FARMINGTON CORNER

A continuing tale of life in the boonies

No. 136

Reincarnation lives again

This column has already dealt with the topic of reincarnation, but in the light of a recent discovery, it is scarcely a dead issue.

Pray be so kind as to answer this simple question. Who was born of humble rural stock, became a shoe manufacturer, participated in his country's civil war, and, later, rose to the very top of the political tree? Yes! Yes! Yes! Vice President Henry Wilson of Farmington. But who else? Iosef Vissarionovich Dzhugashvili Stalin, that's who else!

Now, while amateur historians might be content to regard this alarming parallel as merely a quaint coincidence, hard-bitten Henry Wilson watchers know better. From the myriad of facts at their fingertips, thanks to Farmington Corner, they are able to draw very different conclusions, and as president of W.O.O.O.F., the organization noble attempting to rocket Wilson Out Of Obscurity Forthwith, allow me to lay these conclusions before you.

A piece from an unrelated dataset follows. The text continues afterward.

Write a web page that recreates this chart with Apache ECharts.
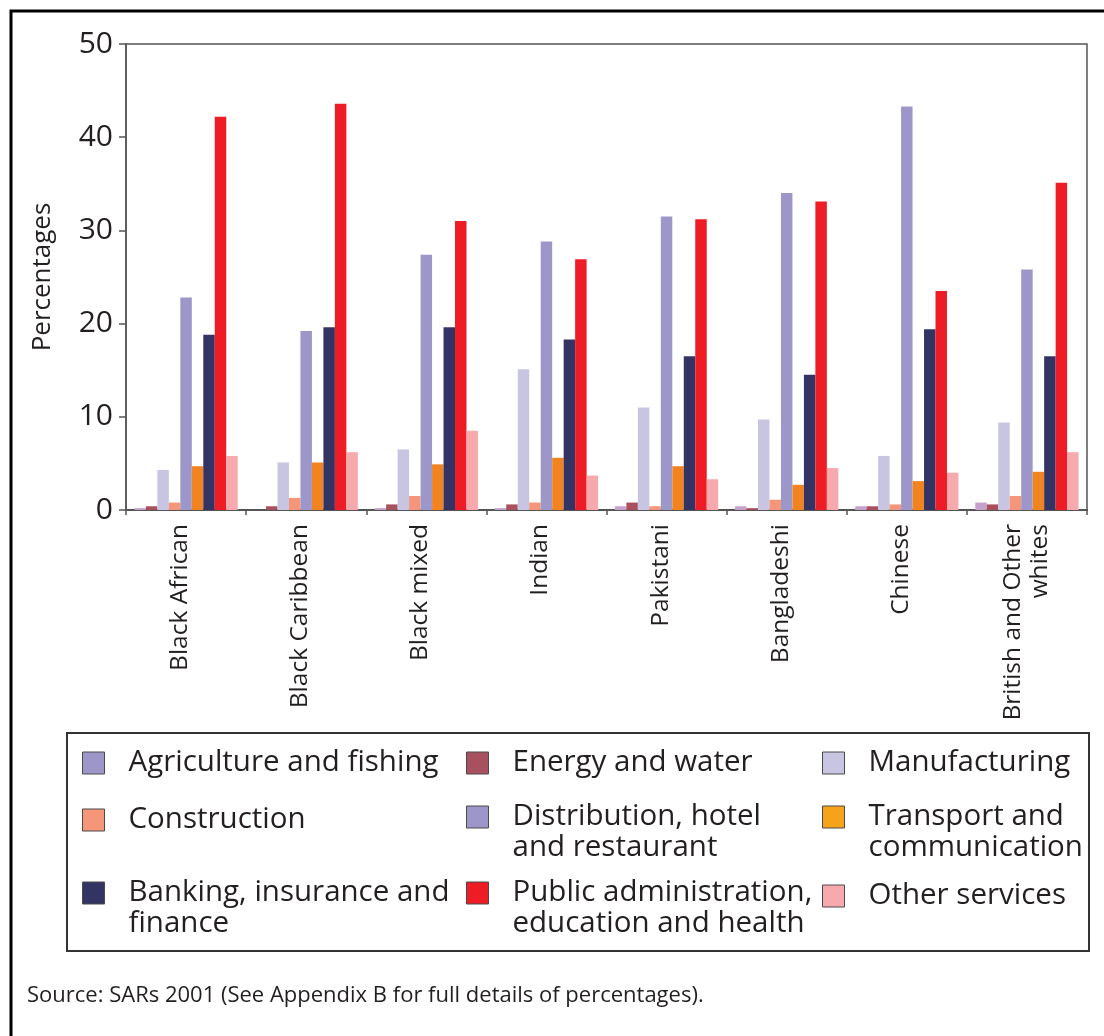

But firstly, what do we know about Henry Wilson that the university wallahs do not. Well, thanks to the research of Farmington bibliophile Bob Colpitt, it has been established that before his death in 1875, Wilson had become avidly interested in spiritualism and visited a medium in Boston.

We also know that a couple of years after his death, the spirit of Henry Wilson sneezed its way up and down the corridors of the Senate, with witnesses attesting to this fact in an out-of-print book of famous ghosts.

The membership of W.O.O.O.F. have also accepted that the reincarnation of Henry Wilson is alive and well, happily repairing stoves and freezers under the pseudonym of Royce Hodgdon. (See previous columns on subject.)

With all this in mind, it is obvious that Stalin is the missing piece in the jigsaw.

Tired of flitting ghostily along the corridors of power for four lonely years, Henry Wilson chose, in 1879, to be re-incarnated as Uncle Joe, and followed the career track that had worked for him in the past. Then, seeing the writing on the Iron Curtain for his next recycling trick, he returned to the good ol' U.S. of A.

For your reading convenience, a chart illustrating the common characteristics of these three lives of Henry Wilson has been prepared below:

Naturally, the usual tired battery of eggheads and nitpickers have been attempting to discredit this now accepted reincarnation theory.

"Stalin was the son of a shoe manufacturer," these pettifoggers cry.

"Well, show me the kid that has never helped his dad," I retort.

They also quibble, "If Royce was born in 1948, and Joe didn't die until 1953, how could Henry be in two places at once?" That argument is easily disposed of - given the secrecy of the Soviet block in pre-glasnost days, it is altogether apparent that Stalin died pre-1948, with his place being taken by a look-a-like, until the ensuing power struggle was eventually won by Nikita Khrushchev.

But a small minority of the hoi polloi remain dark skeptics, and no argument or reasoned logic can illuminate their minds. Perhaps when Royce moves via the manufacture of shoes, to the pinnacle of politics, as one day he surely will, perhaps they will begin to see a pattern emerge. By that time, it will be too late. All the W.O.O.O.F. badges will have been sold - meanwhile these delightful items are still available, while stocks last, at a mere $1.25 each.